--- Start of AVAILABLE DATA ---

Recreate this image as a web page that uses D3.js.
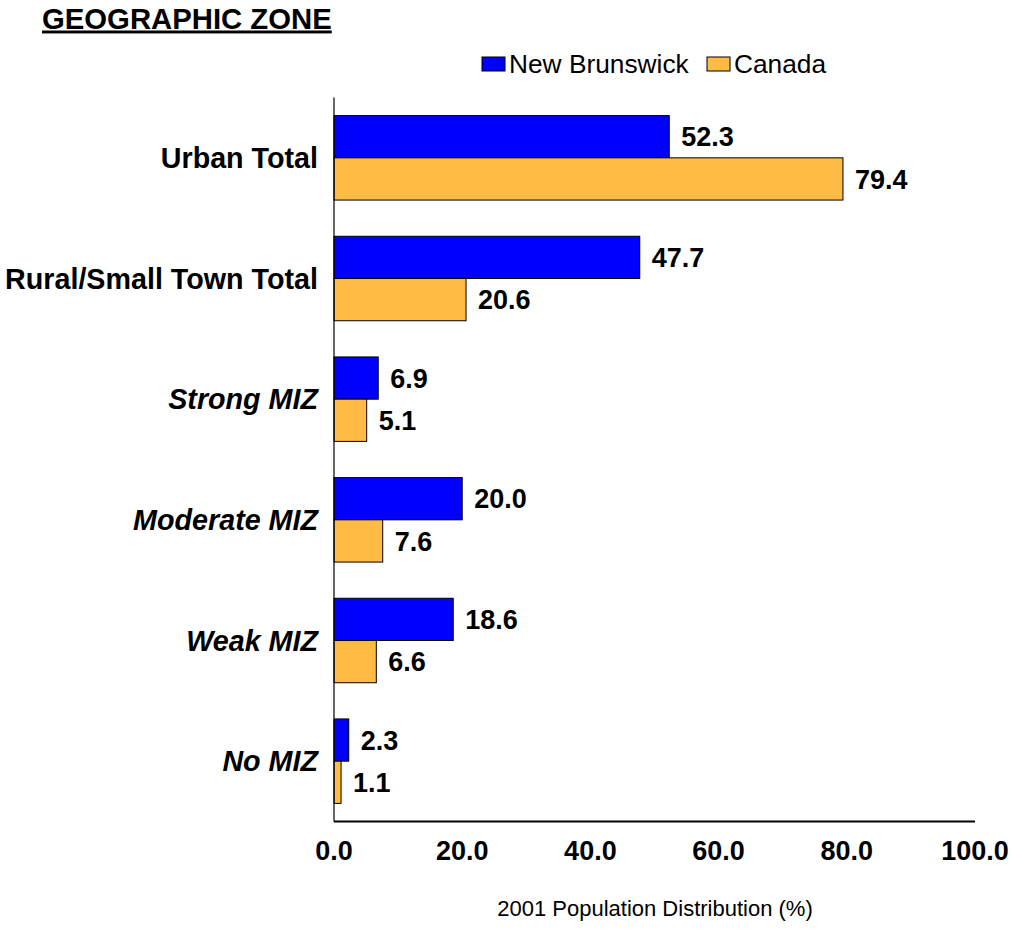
<!DOCTYPE html>
<html>
<head>
<meta charset="utf-8">
<script src="https://cdn.jsdelivr.net/npm/d3@7"></script>
<style>
  body { margin: 0; background: #fff; }
  svg text { font-family: Arial, "Liberation Sans", sans-serif; fill: #000; }
</style>
</head>
<body>
<svg id="chart" width="1013" height="939"></svg>
<script>
// Geographic zones and 2001 population distribution (%)
const zones = ["Urban Total", "Rural/Small Town Total", "Strong MIZ", "Moderate MIZ", "Weak MIZ", "No MIZ"];
const italicZones = ["Strong MIZ", "Moderate MIZ", "Weak MIZ", "No MIZ"];
const seriesNames = ["New Brunswick", "Canada"];
const newBrunswick = [52.3, 47.7, 6.9, 20.0, 18.6, 2.3];
const canada = [79.4, 20.6, 5.1, 7.6, 6.6, 1.1];
const xTicks = [0, 20, 40, 60, 80, 100];
const seriesColors = ["#0000FF", "#FFBB44"];

const svg = d3.select("#chart");
const plot = { left: 334, right: 975, top: 97.5, bottom: 821.5 };

const x = d3.scaleLinear().domain([0, 100]).range([plot.left, plot.right]);
const y = d3.scaleBand().domain(zones).range([plot.top, plot.bottom])
  .paddingInner(0.3).paddingOuter(0.15);
const ySub = d3.scaleBand().domain(seriesNames).range([0, y.bandwidth()]);

const rows = zones.map((z, i) => ({ zone: z, values: [newBrunswick[i], canada[i]] }));

// Bars
const groups = svg.append("g").selectAll("g").data(rows).join("g")
  .attr("transform", d => `translate(0,${y(d.zone)})`);

groups.selectAll("rect").data(d => d.values.map((v, k) => ({ v, k })))
  .join("rect")
  .attr("x", x(0))
  .attr("y", d => ySub(seriesNames[d.k]))
  .attr("width", d => x(d.v) - x(0))
  .attr("height", ySub.bandwidth())
  .attr("fill", d => seriesColors[d.k])
  .attr("stroke", "#000")
  .attr("stroke-width", 1);

// Value labels
groups.selectAll("text.val").data(d => d.values.map((v, k) => ({ v, k })))
  .join("text")
  .attr("class", "val")
  .attr("x", d => x(d.v) + 12)
  .attr("y", d => ySub(seriesNames[d.k]) + ySub.bandwidth() / 2)
  .attr("dy", "0.36em")
  .attr("font-size", 27)
  .attr("font-weight", "bold")
  .text(d => d.v.toFixed(1));

// Category labels
svg.append("g").selectAll("text").data(zones).join("text")
  .attr("x", 318)
  .attr("y", d => y(d) + y.bandwidth() / 2)
  .attr("dy", "0.36em")
  .attr("text-anchor", "end")
  .attr("font-size", 28.7)
  .attr("font-weight", "bold")
  .attr("font-style", d => italicZones.includes(d) ? "italic" : "normal")
  .text(d => d);

// Axis lines
svg.append("line").attr("x1", plot.left).attr("x2", plot.left)
  .attr("y1", plot.top).attr("y2", plot.bottom)
  .attr("stroke", "#000").attr("stroke-width", 1.2);
svg.append("line").attr("x1", plot.left).attr("x2", plot.right)
  .attr("y1", plot.bottom).attr("y2", plot.bottom)
  .attr("stroke", "#000").attr("stroke-width", 2);

// X tick labels
svg.append("g").selectAll("text").data(xTicks).join("text")
  .attr("x", d => x(d))
  .attr("y", 850)
  .attr("dy", "0.36em")
  .attr("text-anchor", "middle")
  .attr("font-size", 27)
  .attr("font-weight", "bold")
  .text(d => d.toFixed(1));

// X axis title
svg.append("text")
  .attr("x", 655).attr("y", 908).attr("dy", "0.36em")
  .attr("text-anchor", "middle")
  .attr("font-size", 22)
  .text("2001 Population Distribution (%)");

// Title
svg.append("text")
  .attr("x", 42).attr("y", 28.5)
  .attr("font-size", 29.3)
  .attr("font-weight", "bold")
  .attr("text-decoration", "underline")
  .text("GEOGRAPHIC ZONE");

// Legend
const legend = svg.append("g").attr("transform", "translate(482,57)");
const legendX = [0, 225];
seriesNames.forEach((name, k) => {
  const g = legend.append("g").attr("transform", `translate(${legendX[k]},0)`);
  g.append("rect").attr("width", 23).attr("height", 14)
    .attr("fill", seriesColors[k]).attr("stroke", "#000").attr("stroke-width", 1);
  g.append("text").attr("x", 27).attr("y", 7).attr("dy", "0.36em")
    .attr("font-size", 26.3).text(name);
});
</script>
</body>
</html>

--- End of AVAILABLE DATA ---

• **TASK INSTRUCTIONS**
Repeat all the data as it stands, dropping any images it holds.

• **EXERCISE RESPONSE**
Recreate this image as a web page that uses D3.js.
<!DOCTYPE html>
<html>
<head>
<meta charset="utf-8">
<script src="https://cdn.jsdelivr.net/npm/d3@7"></script>
<style>
  body { margin: 0; background: #fff; }
  svg text { font-family: Arial, "Liberation Sans", sans-serif; fill: #000; }
</style>
</head>
<body>
<svg id="chart" width="1013" height="939"></svg>
<script>
// Geographic zones and 2001 population distribution (%)
const zones = ["Urban Total", "Rural/Small Town Total", "Strong MIZ", "Moderate MIZ", "Weak MIZ", "No MIZ"];
const italicZones = ["Strong MIZ", "Moderate MIZ", "Weak MIZ", "No MIZ"];
const seriesNames = ["New Brunswick", "Canada"];
const newBrunswick = [52.3, 47.7, 6.9, 20.0, 18.6, 2.3];
const canada = [79.4, 20.6, 5.1, 7.6, 6.6, 1.1];
const xTicks = [0, 20, 40, 60, 80, 100];
const seriesColors = ["#0000FF", "#FFBB44"];

const svg = d3.select("#chart");
const plot = { left: 334, right: 975, top: 97.5, bottom: 821.5 };

const x = d3.scaleLinear().domain([0, 100]).range([plot.left, plot.right]);
const y = d3.scaleBand().domain(zones).range([plot.top, plot.bottom])
  .paddingInner(0.3).paddingOuter(0.15);
const ySub = d3.scaleBand().domain(seriesNames).range([0, y.bandwidth()]);

const rows = zones.map((z, i) => ({ zone: z, values: [newBrunswick[i], canada[i]] }));

// Bars
const groups = svg.append("g").selectAll("g").data(rows).join("g")
  .attr("transform", d => `translate(0,${y(d.zone)})`);

groups.selectAll("rect").data(d => d.values.map((v, k) => ({ v, k })))
  .join("rect")
  .attr("x", x(0))
  .attr("y", d => ySub(seriesNames[d.k]))
  .attr("width", d => x(d.v) - x(0))
  .attr("height", ySub.bandwidth())
  .attr("fill", d => seriesColors[d.k])
  .attr("stroke", "#000")
  .attr("stroke-width", 1);

// Value labels
groups.selectAll("text.val").data(d => d.values.map((v, k) => ({ v, k })))
  .join("text")
  .attr("class", "val")
  .attr("x", d => x(d.v) + 12)
  .attr("y", d => ySub(seriesNames[d.k]) + ySub.bandwidth() / 2)
  .attr("dy", "0.36em")
  .attr("font-size", 27)
  .attr("font-weight", "bold")
  .text(d => d.v.toFixed(1));

// Category labels
svg.append("g").selectAll("text").data(zones).join("text")
  .attr("x", 318)
  .attr("y", d => y(d) + y.bandwidth() / 2)
  .attr("dy", "0.36em")
  .attr("text-anchor", "end")
  .attr("font-size", 28.7)
  .attr("font-weight", "bold")
  .attr("font-style", d => italicZones.includes(d) ? "italic" : "normal")
  .text(d => d);

// Axis lines
svg.append("line").attr("x1", plot.left).attr("x2", plot.left)
  .attr("y1", plot.top).attr("y2", plot.bottom)
  .attr("stroke", "#000").attr("stroke-width", 1.2);
svg.append("line").attr("x1", plot.left).attr("x2", plot.right)
  .attr("y1", plot.bottom).attr("y2", plot.bottom)
  .attr("stroke", "#000").attr("stroke-width", 2);

// X tick labels
svg.append("g").selectAll("text").data(xTicks).join("text")
  .attr("x", d => x(d))
  .attr("y", 850)
  .attr("dy", "0.36em")
  .attr("text-anchor", "middle")
  .attr("font-size", 27)
  .attr("font-weight", "bold")
  .text(d => d.toFixed(1));

// X axis title
svg.append("text")
  .attr("x", 655).attr("y", 908).attr("dy", "0.36em")
  .attr("text-anchor", "middle")
  .attr("font-size", 22)
  .text("2001 Population Distribution (%)");

// Title
svg.append("text")
  .attr("x", 42).attr("y", 28.5)
  .attr("font-size", 29.3)
  .attr("font-weight", "bold")
  .attr("text-decoration", "underline")
  .text("GEOGRAPHIC ZONE");

// Legend
const legend = svg.append("g").attr("transform", "translate(482,57)");
const legendX = [0, 225];
seriesNames.forEach((name, k) => {
  const g = legend.append("g").attr("transform", `translate(${legendX[k]},0)`);
  g.append("rect").attr("width", 23).attr("height", 14)
    .attr("fill", seriesColors[k]).attr("stroke", "#000").attr("stroke-width", 1);
  g.append("text").attr("x", 27).attr("y", 7).attr("dy", "0.36em")
    .attr("font-size", 26.3).text(name);
});
</script>
</body>
</html>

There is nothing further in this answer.